-------- DATASET EXCERPT --------

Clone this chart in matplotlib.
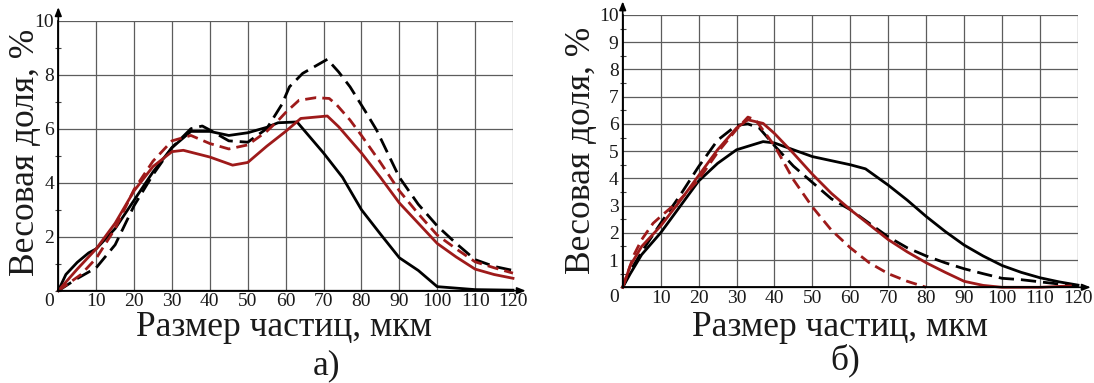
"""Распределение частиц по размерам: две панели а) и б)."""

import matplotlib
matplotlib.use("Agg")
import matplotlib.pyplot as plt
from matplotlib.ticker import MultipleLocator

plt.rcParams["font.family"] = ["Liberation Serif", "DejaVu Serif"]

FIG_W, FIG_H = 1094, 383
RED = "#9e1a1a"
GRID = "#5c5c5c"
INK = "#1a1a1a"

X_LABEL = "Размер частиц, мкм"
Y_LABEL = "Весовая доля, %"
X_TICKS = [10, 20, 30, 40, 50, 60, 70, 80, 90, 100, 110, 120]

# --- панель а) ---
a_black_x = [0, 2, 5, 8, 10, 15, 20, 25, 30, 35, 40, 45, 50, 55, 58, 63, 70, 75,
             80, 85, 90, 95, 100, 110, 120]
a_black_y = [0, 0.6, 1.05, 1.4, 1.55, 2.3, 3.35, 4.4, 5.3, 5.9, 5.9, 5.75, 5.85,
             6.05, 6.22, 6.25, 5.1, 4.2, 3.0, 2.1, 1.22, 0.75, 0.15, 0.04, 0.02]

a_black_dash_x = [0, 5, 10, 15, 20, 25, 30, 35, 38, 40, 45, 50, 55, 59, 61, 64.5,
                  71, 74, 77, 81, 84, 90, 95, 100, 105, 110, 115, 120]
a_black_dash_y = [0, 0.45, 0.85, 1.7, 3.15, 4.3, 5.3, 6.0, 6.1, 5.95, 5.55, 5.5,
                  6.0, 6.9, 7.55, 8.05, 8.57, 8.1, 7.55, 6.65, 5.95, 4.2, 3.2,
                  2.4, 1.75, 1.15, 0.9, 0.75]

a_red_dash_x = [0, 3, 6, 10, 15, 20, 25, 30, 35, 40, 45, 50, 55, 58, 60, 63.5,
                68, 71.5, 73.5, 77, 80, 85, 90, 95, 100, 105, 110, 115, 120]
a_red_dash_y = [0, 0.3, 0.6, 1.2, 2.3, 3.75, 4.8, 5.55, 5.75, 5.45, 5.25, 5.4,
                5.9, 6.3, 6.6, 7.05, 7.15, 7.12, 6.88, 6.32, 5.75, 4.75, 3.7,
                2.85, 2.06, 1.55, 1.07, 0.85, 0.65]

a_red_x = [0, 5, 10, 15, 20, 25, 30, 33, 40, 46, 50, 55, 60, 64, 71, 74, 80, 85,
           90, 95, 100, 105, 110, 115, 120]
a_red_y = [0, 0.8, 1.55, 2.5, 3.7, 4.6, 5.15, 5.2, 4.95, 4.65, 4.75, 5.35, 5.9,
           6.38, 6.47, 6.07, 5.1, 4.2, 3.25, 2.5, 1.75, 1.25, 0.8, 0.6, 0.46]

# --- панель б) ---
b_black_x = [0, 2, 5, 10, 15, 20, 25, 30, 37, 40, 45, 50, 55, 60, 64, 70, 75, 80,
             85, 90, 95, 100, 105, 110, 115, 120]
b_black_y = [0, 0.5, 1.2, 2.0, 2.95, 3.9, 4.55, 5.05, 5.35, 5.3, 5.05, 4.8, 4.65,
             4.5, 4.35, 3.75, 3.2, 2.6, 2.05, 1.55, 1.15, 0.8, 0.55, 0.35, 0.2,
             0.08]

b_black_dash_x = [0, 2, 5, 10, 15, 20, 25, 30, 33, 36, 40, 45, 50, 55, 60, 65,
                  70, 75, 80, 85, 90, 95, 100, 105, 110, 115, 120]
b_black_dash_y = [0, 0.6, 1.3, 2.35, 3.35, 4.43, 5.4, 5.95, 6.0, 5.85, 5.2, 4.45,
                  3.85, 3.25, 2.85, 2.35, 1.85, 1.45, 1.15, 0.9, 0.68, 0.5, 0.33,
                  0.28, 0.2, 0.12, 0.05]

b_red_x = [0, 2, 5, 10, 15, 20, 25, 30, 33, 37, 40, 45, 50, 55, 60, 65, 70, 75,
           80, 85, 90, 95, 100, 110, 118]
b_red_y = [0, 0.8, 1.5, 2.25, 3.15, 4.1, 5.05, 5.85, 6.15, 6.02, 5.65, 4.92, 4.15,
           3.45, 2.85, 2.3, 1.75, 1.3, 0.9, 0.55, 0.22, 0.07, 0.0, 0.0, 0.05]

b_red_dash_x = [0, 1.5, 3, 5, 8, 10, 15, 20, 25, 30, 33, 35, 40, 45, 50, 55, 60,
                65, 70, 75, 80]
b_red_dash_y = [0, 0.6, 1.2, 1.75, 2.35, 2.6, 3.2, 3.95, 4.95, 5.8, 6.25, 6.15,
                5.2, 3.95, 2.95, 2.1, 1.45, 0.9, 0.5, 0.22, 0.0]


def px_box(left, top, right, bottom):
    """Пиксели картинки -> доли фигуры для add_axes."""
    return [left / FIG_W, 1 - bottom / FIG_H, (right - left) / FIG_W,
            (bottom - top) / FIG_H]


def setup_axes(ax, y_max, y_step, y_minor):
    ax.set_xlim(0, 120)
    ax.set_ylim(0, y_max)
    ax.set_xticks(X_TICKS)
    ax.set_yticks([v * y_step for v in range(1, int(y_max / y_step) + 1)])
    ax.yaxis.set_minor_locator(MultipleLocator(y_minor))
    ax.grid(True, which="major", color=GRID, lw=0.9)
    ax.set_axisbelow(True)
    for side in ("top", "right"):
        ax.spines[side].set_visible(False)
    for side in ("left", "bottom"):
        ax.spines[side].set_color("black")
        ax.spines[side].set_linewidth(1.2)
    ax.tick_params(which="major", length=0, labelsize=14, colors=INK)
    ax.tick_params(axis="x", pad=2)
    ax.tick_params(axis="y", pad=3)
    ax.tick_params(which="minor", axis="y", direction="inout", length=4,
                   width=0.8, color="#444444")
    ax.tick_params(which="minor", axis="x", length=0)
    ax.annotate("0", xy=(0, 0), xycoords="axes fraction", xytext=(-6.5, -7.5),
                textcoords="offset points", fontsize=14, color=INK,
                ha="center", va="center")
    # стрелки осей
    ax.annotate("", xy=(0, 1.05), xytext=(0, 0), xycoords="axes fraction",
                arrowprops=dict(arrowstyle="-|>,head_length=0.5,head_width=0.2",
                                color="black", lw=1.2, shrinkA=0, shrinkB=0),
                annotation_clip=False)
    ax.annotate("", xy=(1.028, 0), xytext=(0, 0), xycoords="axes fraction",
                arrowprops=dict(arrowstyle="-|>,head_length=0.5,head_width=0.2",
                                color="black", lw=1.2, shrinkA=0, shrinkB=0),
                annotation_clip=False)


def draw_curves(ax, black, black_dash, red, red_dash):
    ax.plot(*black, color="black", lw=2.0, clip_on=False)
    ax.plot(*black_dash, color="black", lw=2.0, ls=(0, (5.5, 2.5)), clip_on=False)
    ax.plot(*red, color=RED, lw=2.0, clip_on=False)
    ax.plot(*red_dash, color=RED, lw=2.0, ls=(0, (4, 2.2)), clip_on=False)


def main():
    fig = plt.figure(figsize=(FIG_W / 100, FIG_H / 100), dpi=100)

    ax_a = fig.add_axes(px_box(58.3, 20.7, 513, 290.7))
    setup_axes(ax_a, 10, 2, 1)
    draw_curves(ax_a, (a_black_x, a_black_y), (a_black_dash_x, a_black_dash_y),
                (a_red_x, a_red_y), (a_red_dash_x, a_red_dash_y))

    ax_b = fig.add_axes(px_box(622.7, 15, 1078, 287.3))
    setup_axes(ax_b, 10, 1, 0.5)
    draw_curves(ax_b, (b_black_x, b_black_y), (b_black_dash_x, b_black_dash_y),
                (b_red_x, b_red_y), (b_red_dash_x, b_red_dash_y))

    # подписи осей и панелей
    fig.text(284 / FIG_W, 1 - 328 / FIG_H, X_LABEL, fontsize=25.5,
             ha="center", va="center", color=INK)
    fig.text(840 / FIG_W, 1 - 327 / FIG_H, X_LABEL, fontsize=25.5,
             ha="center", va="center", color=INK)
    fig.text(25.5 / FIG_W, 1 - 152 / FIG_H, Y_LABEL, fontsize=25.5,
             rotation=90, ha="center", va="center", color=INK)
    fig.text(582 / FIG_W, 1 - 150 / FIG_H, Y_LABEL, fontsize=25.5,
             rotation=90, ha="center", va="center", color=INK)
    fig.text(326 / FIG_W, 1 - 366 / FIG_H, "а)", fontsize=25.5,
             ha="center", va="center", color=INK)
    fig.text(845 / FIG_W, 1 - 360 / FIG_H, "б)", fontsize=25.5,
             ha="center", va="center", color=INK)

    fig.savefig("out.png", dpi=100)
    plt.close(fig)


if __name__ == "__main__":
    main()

--------

**TASK OBJECTIVE:**
Every line from the start of the listing above through the line with "2.85, 2.06, 1.55, 1.07, 0.85, 0.65]" should be repeated exactly; skip the pictures and add nothing else.

**SOLVED PROBLEM:**
Clone this chart in matplotlib.
"""Распределение частиц по размерам: две панели а) и б)."""

import matplotlib
matplotlib.use("Agg")
import matplotlib.pyplot as plt
from matplotlib.ticker import MultipleLocator

plt.rcParams["font.family"] = ["Liberation Serif", "DejaVu Serif"]

FIG_W, FIG_H = 1094, 383
RED = "#9e1a1a"
GRID = "#5c5c5c"
INK = "#1a1a1a"

X_LABEL = "Размер частиц, мкм"
Y_LABEL = "Весовая доля, %"
X_TICKS = [10, 20, 30, 40, 50, 60, 70, 80, 90, 100, 110, 120]

# --- панель а) ---
a_black_x = [0, 2, 5, 8, 10, 15, 20, 25, 30, 35, 40, 45, 50, 55, 58, 63, 70, 75,
             80, 85, 90, 95, 100, 110, 120]
a_black_y = [0, 0.6, 1.05, 1.4, 1.55, 2.3, 3.35, 4.4, 5.3, 5.9, 5.9, 5.75, 5.85,
             6.05, 6.22, 6.25, 5.1, 4.2, 3.0, 2.1, 1.22, 0.75, 0.15, 0.04, 0.02]

a_black_dash_x = [0, 5, 10, 15, 20, 25, 30, 35, 38, 40, 45, 50, 55, 59, 61, 64.5,
                  71, 74, 77, 81, 84, 90, 95, 100, 105, 110, 115, 120]
a_black_dash_y = [0, 0.45, 0.85, 1.7, 3.15, 4.3, 5.3, 6.0, 6.1, 5.95, 5.55, 5.5,
                  6.0, 6.9, 7.55, 8.05, 8.57, 8.1, 7.55, 6.65, 5.95, 4.2, 3.2,
                  2.4, 1.75, 1.15, 0.9, 0.75]

a_red_dash_x = [0, 3, 6, 10, 15, 20, 25, 30, 35, 40, 45, 50, 55, 58, 60, 63.5,
                68, 71.5, 73.5, 77, 80, 85, 90, 95, 100, 105, 110, 115, 120]
a_red_dash_y = [0, 0.3, 0.6, 1.2, 2.3, 3.75, 4.8, 5.55, 5.75, 5.45, 5.25, 5.4,
                5.9, 6.3, 6.6, 7.05, 7.15, 7.12, 6.88, 6.32, 5.75, 4.75, 3.7,
                2.85, 2.06, 1.55, 1.07, 0.85, 0.65]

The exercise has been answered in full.